WHAT YOU SHOULD DO
Print the listing in its entirety and exactly, leaving out images.

SUPPLIED DATA
--

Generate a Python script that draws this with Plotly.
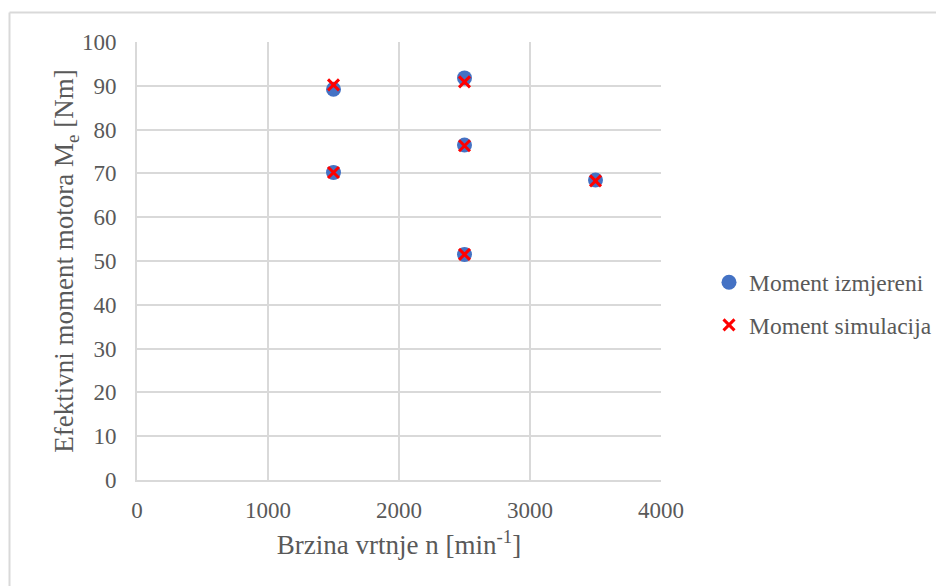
import plotly.graph_objects as go

speed_meas = [1500, 1500, 2500, 2500, 2500, 3500]
moment_meas = [89.2, 70.2, 91.8, 76.5, 51.5, 68.5]
speed_sim = [1500, 1500, 2500, 2500, 2500, 3500]
moment_sim = [90.2, 70.2, 90.9, 76.3, 51.5, 68.3]

OFF = 8  # page body margin offset
W, H = 944 - OFF, 586 - OFF
L, R, T, B = 137 - OFF, 661 - OFF, 42 - OFF, 480 - OFF
font_fam = "Liberation Serif, Times New Roman, serif"
grey = "#595959"
grid = "#d9d9d9"

fig = go.Figure()
fig.add_trace(go.Scatter(x=speed_meas, y=moment_meas, mode="markers", name="Moment izmjereni",
                         legendgroup="a",
                         marker=dict(symbol="circle", size=15, color="#4472C4")))
fig.add_trace(go.Scatter(x=speed_sim, y=moment_sim, mode="markers", name="Moment simulacija",
                         legendgroup="b",
                         marker=dict(symbol="x-thin-open", size=11, color="#FF0000",
                                     line=dict(color="#FF0000", width=3))))

pw = R - L
ph = B - T
def px(x):
    return (x - OFF - L) / pw
def py(y):
    return (B - (y - OFF)) / ph

fig.update_layout(
    width=W, height=H,
    margin=dict(l=L, r=W - R, t=T, b=H - B, pad=0, autoexpand=False),
    paper_bgcolor="white", plot_bgcolor="white",
    font=dict(family=font_fam, color=grey, size=23),
    showlegend=True,
    legend=dict(x=px(709), y=py(304), xanchor="left", yanchor="middle",
                font=dict(size=23.5, color=grey, family=font_fam),
                tracegroupgap=9, itemwidth=30, bgcolor="rgba(0,0,0,0)"),
    xaxis=dict(range=[0, 4000], tickvals=[0, 1000, 2000, 3000, 4000],
               showgrid=True, gridcolor=grid, gridwidth=2,
               showline=True, linecolor=grid, linewidth=2, mirror=False,
               zeroline=False, ticks="", ticklabelstandoff=8,
               tickfont=dict(size=23, color=grey),
               title=dict(text="Brzina vrtnje n [min<sup>-1</sup>]", font=dict(size=27, color=grey), standoff=14)),
    yaxis=dict(range=[0, 100], tickvals=list(range(0, 101, 10)),
               showgrid=True, gridcolor=grid, gridwidth=2,
               showline=True, linecolor=grid, linewidth=2,
               zeroline=False, ticks="", ticklabelstandoff=14,
               tickfont=dict(size=23, color=grey),
               title=dict(text="Efektivni moment motora M<sub>e</sub> [Nm]", font=dict(size=27, color=grey), standoff=0)),
    shapes=[
        dict(type="line", xref="paper", yref="paper", x0=px(9.5), x1=px(944), y0=py(12.5), y1=py(12.5),
             line=dict(color="#d9d9d9", width=2)),
        dict(type="line", xref="paper", yref="paper", x0=px(9.5), x1=px(9.5), y0=py(12.5), y1=py(586),
             line=dict(color="#d9d9d9", width=2)),
    ],
)

fig.write_html("out.html")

--

COMPLETE ANSWER
Generate a Python script that draws this with Plotly.
import plotly.graph_objects as go

speed_meas = [1500, 1500, 2500, 2500, 2500, 3500]
moment_meas = [89.2, 70.2, 91.8, 76.5, 51.5, 68.5]
speed_sim = [1500, 1500, 2500, 2500, 2500, 3500]
moment_sim = [90.2, 70.2, 90.9, 76.3, 51.5, 68.3]

OFF = 8  # page body margin offset
W, H = 944 - OFF, 586 - OFF
L, R, T, B = 137 - OFF, 661 - OFF, 42 - OFF, 480 - OFF
font_fam = "Liberation Serif, Times New Roman, serif"
grey = "#595959"
grid = "#d9d9d9"

fig = go.Figure()
fig.add_trace(go.Scatter(x=speed_meas, y=moment_meas, mode="markers", name="Moment izmjereni",
                         legendgroup="a",
                         marker=dict(symbol="circle", size=15, color="#4472C4")))
fig.add_trace(go.Scatter(x=speed_sim, y=moment_sim, mode="markers", name="Moment simulacija",
                         legendgroup="b",
                         marker=dict(symbol="x-thin-open", size=11, color="#FF0000",
                                     line=dict(color="#FF0000", width=3))))

pw = R - L
ph = B - T
def px(x):
    return (x - OFF - L) / pw
def py(y):
    return (B - (y - OFF)) / ph

fig.update_layout(
    width=W, height=H,
    margin=dict(l=L, r=W - R, t=T, b=H - B, pad=0, autoexpand=False),
    paper_bgcolor="white", plot_bgcolor="white",
    font=dict(family=font_fam, color=grey, size=23),
    showlegend=True,
    legend=dict(x=px(709), y=py(304), xanchor="left", yanchor="middle",
                font=dict(size=23.5, color=grey, family=font_fam),
                tracegroupgap=9, itemwidth=30, bgcolor="rgba(0,0,0,0)"),
    xaxis=dict(range=[0, 4000], tickvals=[0, 1000, 2000, 3000, 4000],
               showgrid=True, gridcolor=grid, gridwidth=2,
               showline=True, linecolor=grid, linewidth=2, mirror=False,
               zeroline=False, ticks="", ticklabelstandoff=8,
               tickfont=dict(size=23, color=grey),
               title=dict(text="Brzina vrtnje n [min<sup>-1</sup>]", font=dict(size=27, color=grey), standoff=14)),
    yaxis=dict(range=[0, 100], tickvals=list(range(0, 101, 10)),
               showgrid=True, gridcolor=grid, gridwidth=2,
               showline=True, linecolor=grid, linewidth=2,
               zeroline=False, ticks="", ticklabelstandoff=14,
               tickfont=dict(size=23, color=grey),
               title=dict(text="Efektivni moment motora M<sub>e</sub> [Nm]", font=dict(size=27, color=grey), standoff=0)),
    shapes=[
        dict(type="line", xref="paper", yref="paper", x0=px(9.5), x1=px(944), y0=py(12.5), y1=py(12.5),
             line=dict(color="#d9d9d9", width=2)),
        dict(type="line", xref="paper", yref="paper", x0=px(9.5), x1=px(9.5), y0=py(12.5), y1=py(586),
             line=dict(color="#d9d9d9", width=2)),
    ],
)

fig.write_html("out.html")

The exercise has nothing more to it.